Because that is not the way we grow our business and it’s not the way we’re going to add value to those introductions either. So, again, I agree with everything you’ve said. A couple of thoughts just to kind of overlay on that particular topic.

RENEE HANSON

Sandro, in evaluating relationships, I liken it to dating. Okay. And early on, you should set expectations, right, so that you know if you’re going to go on a second date or a third date. There’s nothing wrong with being authentic to your style and your personality and your business. 

By setting expectations and asking your centre of influence what type of clients do you work best with allows you to say, these are the type of clients I work best with as well. And to be able to say openly you’ll probably look for not only professional expertise, but you’ll also look for a personality match similar to how we’re getting along so well today, and you’ll get along with your clients that love you and you love them. 

You’re expecting a relationship that will start partly on personality, so don’t be afraid to be authentic and be who you are. Tell them the things you do well, the type of people you work well with and understand what they do so that you can have a mutual relationship and have that second, third and fourth date.

SANDRO FORTE

Well, I would say two more things, Renne, if I may. One is I’ve never been good at dating anyway, so I’ll have to bow to your better judgement and expertise on that one. But in terms of – I’m a lover, not a fighter, let’s be clear. 

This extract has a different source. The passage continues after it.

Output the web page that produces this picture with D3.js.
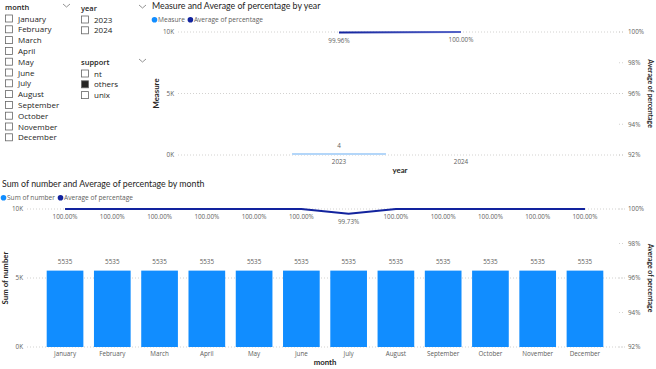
<!DOCTYPE html>
<html><head><meta charset="utf-8">
<script src="https://cdn.jsdelivr.net/npm/d3@7"></script>
<style>
body{margin:0;background:#fff;}
svg{display:block;font-family:"Open Sans","Noto Sans",sans-serif;}
.lt{font-family:Lato,"Open Sans",sans-serif;}
</style></head>
<body><svg id="c" width="656" height="369"></svg>
<script>
// ---- data ----
const monthNames = ["January","February","March","April","May","June","July","August","September","October","November","December"];
const sumNumber = [5535,5535,5535,5535,5535,5535,5535,5535,5535,5535,5535,5535];
const monthPct = [1.0,1.0,1.0,1.0,1.0,1.0,0.9973,1.0,1.0,1.0,1.0,1.0];
const years = ["2023","2024"];
const measure = [4, null];
const yearPct = [0.9996, 1.0];
const leftTicks = [0, 5000, 10000];
const rightTicks = [0.92, 0.94, 0.96, 0.98, 1.0];
const supportItems = ["nt","others","unix"];
const supportChecked = [false,true,false];

const svg = d3.select("#c");
const BAR = "#118DFF", LINE = "#12239E", TXT = "#605E5C", DARK = "#252423";
const kfmt = v => (v/1000) + "K";
const pfmt = d3.format(".2%");
const rfmt = d3.format(".0%");

// ---- slicers ----
function chevron(x, y){
  svg.append("polyline").attr("points", `${x},${y} ${x+3.5},${y+3} ${x+7},${y}`)
    .attr("fill","none").attr("stroke","#777").attr("stroke-width",0.8);
}
function slicer(x, y, title, items, checked, step){
  svg.append("text").attr("x", x).attr("y", y).attr("font-size", 7.5).attr("font-weight",600)
    .attr("fill", DARK).text(title);
  chevron(x + 58, y - 6);
  items.forEach((it, i) => {
    const cy = y + 8.5 + i*step;
    svg.append("rect").attr("x", x + 0.5).attr("y", cy - 3.5).attr("width", 7).attr("height", 7)
      .attr("fill", checked[i] ? DARK : "#fff").attr("stroke", "#666").attr("stroke-width", 0.8);
    svg.append("text").attr("x", x + 13).attr("y", cy + 3).attr("font-size", 8).attr("fill", DARK).text(it);
  });
}
slicer(5, 10, "month", monthNames, monthNames.map(()=>false), 10.8);
slicer(81, 11, "year", years, [false,false], 10.8);
slicer(81, 65, "support", supportItems, supportChecked, 10.8);

// ---- generic combo chart ----
function combo(o){
  const g = svg.append("g");
  g.append("text").attr("class","lt").attr("x", o.titleX).attr("y", o.titleY).attr("font-size", 8.8)
    .attr("fill", DARK).text(o.title);
  // legend
  let lx = o.legX;
  o.legend.forEach((l, i) => {
    g.append("circle").attr("cx", lx + 2.5).attr("cy", o.legY - 2.3).attr("r", 2.8).attr("fill", l.c);
    const t = g.append("text").attr("x", lx + 6).attr("y", o.legY).attr("font-size", 6.6).attr("fill", TXT).text(l.t);
    lx += 6 + t.node().getComputedTextLength() + 3;
  });
  const x = d3.scaleBand().domain(o.cats).range(o.xr).paddingInner(o.pi).paddingOuter(o.pi/2);
  const yl = d3.scaleLinear().domain([0, 10000]).range([o.y0, o.y1]);
  const yr = d3.scaleLinear().domain([0.92, 1.0]).range([o.y0, o.y1]);
  // left grid + ticks
  leftTicks.forEach(t => {
    g.append("line").attr("x1", o.gx0).attr("x2", o.gx1).attr("y1", yl(t)).attr("y2", yl(t))
      .attr("stroke", "#C8C6C4").attr("stroke-width", 0.8).attr("stroke-dasharray", "1,2");
    g.append("text").attr("x", o.gx0 - 4).attr("y", yl(t) + 2.3).attr("text-anchor","end")
      .attr("font-size", 6.3).attr("fill", TXT).text(kfmt(t));
  });
  rightTicks.forEach(t => {
    g.append("line").attr("x1", o.gx1 - 6).attr("x2", o.gx1).attr("y1", yr(t)).attr("y2", yr(t))
      .attr("stroke", "#C8C6C4").attr("stroke-width", 0.8).attr("stroke-dasharray", "1,2");
    g.append("text").attr("x", o.gx1 + 3).attr("y", yr(t) + 2.3)
      .attr("font-size", 6.3).attr("fill", TXT).text(rfmt(t));
  });
  // bars
  o.cats.forEach((c, i) => {
    const v = o.bars[i];
    if (v == null) return;
    const h = Math.max(o.minH, yl(0) - yl(v));
    g.append("rect").attr("x", x(c)).attr("y", yl(0) - h).attr("width", x.bandwidth()).attr("height", h)
      .attr("fill", o.barColor);
    g.append("text").attr("x", x(c) + x.bandwidth()/2).attr("y", yl(v) - 7).attr("text-anchor","middle")
      .attr("font-size", 6.3).attr("fill", TXT).text(v);
  });
  // x labels
  o.cats.forEach(c => {
    g.append("text").attr("x", x(c) + x.bandwidth()/2).attr("y", o.y0 + 9).attr("text-anchor","middle")
      .attr("font-size", 6.3).attr("fill", TXT).text(c);
  });
  // line
  const pts = o.cats.map((c, i) => [x(c) + x.bandwidth()/2, yr(o.pct[i])]);
  if (o.grad) {
    const defs = svg.append("defs");
    const lg = defs.append("linearGradient").attr("id", o.grad).attr("gradientUnits","userSpaceOnUse")
      .attr("x1", pts[0][0]).attr("x2", pts[pts.length-1][0]).attr("y1", 0).attr("y2", 0);
    lg.append("stop").attr("offset", "0%").attr("stop-color", LINE);
    lg.append("stop").attr("offset", "100%").attr("stop-color", "#5563C8");
  }
  g.append("path").attr("d", d3.line()(pts)).attr("fill","none")
    .attr("stroke", o.grad ? `url(#${o.grad})` : LINE).attr("stroke-width", 2);
  pts.forEach((p, i) => {
    g.append("text").attr("x", p[0]).attr("y", p[1] + 10).attr("text-anchor","middle")
      .attr("font-size", 6.3).attr("fill", TXT).text(pfmt(o.pct[i]));
  });
  // axis titles
  g.append("text").attr("class","lt").attr("transform", `translate(${o.ltX},${(o.y0+o.y1)/2}) rotate(-90)`).attr("text-anchor","middle")
    .attr("font-size", 7.8).attr("font-weight",700).attr("fill", DARK).text(o.lt);
  g.append("text").attr("class","lt").attr("transform", `translate(${o.rtX},${(o.y0+o.y1)/2}) rotate(90)`).attr("text-anchor","middle")
    .attr("font-size", 6.9).attr("font-weight",700).attr("fill", DARK).text("Average of percentage");
  g.append("text").attr("class","lt").attr("x", o.xtX).attr("y", o.y0 + 18).attr("text-anchor","middle")
    .attr("font-size", 7.8).attr("font-weight",700).attr("fill", DARK).text(o.xt);
}

combo({
  title: "Measure and Average of percentage by year", titleX: 152, titleY: 9,
  legX: 152, legY: 22,
  legend: [{t:"Measure", c:BAR}, {t:"Average of percentage", c:LINE}],
  cats: years, bars: measure, pct: yearPct, barColor: "#B3D6F9", minH: 2,
  xr: [278, 522], pi: 0.23,
  y0: 155, y1: 32, gx0: 178, gx1: 625,
  lt: "Measure", ltX: 159, rtX: 648, xt: "year", xtX: 400, grad: "g1"
});
combo({
  title: "Sum of number and Average of percentage by month", titleX: 2, titleY: 187,
  legX: 1, legY: 200,
  legend: [{t:"Sum of number", c:BAR}, {t:"Average of percentage", c:LINE}],
  cats: monthNames, bars: sumNumber, pct: monthPct, barColor: BAR, minH: 0,
  xr: [41.4, 608.6], pi: 0.224,
  y0: 347, y1: 209, gx0: 27, gx1: 625,
  lt: "Sum of number", ltX: 8, rtX: 648, xt: "month", xtX: 325, grad: null
});
</script></body></html>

So building new relationships comes a bit more naturally to me than ending a relationship, but there was one particular case where having that difficult conversation doesn’t come naturally to me. But it was lady, a matrimonial lawyer, that introduced some lovely cases. it was a very, very equal reciprocation arrangement; it just fell that way, no particular intention either way, and the relationship was great. 

However, there was an issue because I found out that she was kind of playing one person off against another, and that doesn’t sit well with me. That, to me, isn’t a very genuine way to go about building a relationship, and I had to have a tough conversation, because on the one hand, this lady was responsible for introducing about half of one of my years, around about 2018 – half of the production that year came from this matrimonial lawyer, some substantial cases. 

Walking away from that relationship was not an easy thing to do. Commercially, it made no sense, but for the future of my business and the fact that I could sleep at night, and I could ascribe to all the things that are important to me, which is high standards: transparency, honesty; it was a tough conversation. And, for me, it was nothing more straightforward or complicated than simply saying this isn’t a relationship that works for me anymore, I’m afraid. Here are the reasons why. It was a painful divorce, if that’s what you want to call it, excuse the pun, but it was the right decision, and we’ve all, I think, to a greater or lesser extent, been in a situation where the left-side of our brain, the logical side of our brain, is saying it’s the right thing to do, and yet the emotional, the right-side of our brain, is clinging on for dear life, saying but I don’t want to let go. 

Ultimately, I would counsel anyone to listen very closely to the left-side of the brain, the logical side. If it makes sense, it’s probably right for the future of your business.

RENEE HANSON

Well said as always, Sandro, and I think that whole making sure that relationships are healthy, just like with our clients, that they must be healthy with our centres of influence. They will feel it just like we will feel it. And they’ll want to move forward when we’re in a healthy relationship and they’ll want to part when we’re not.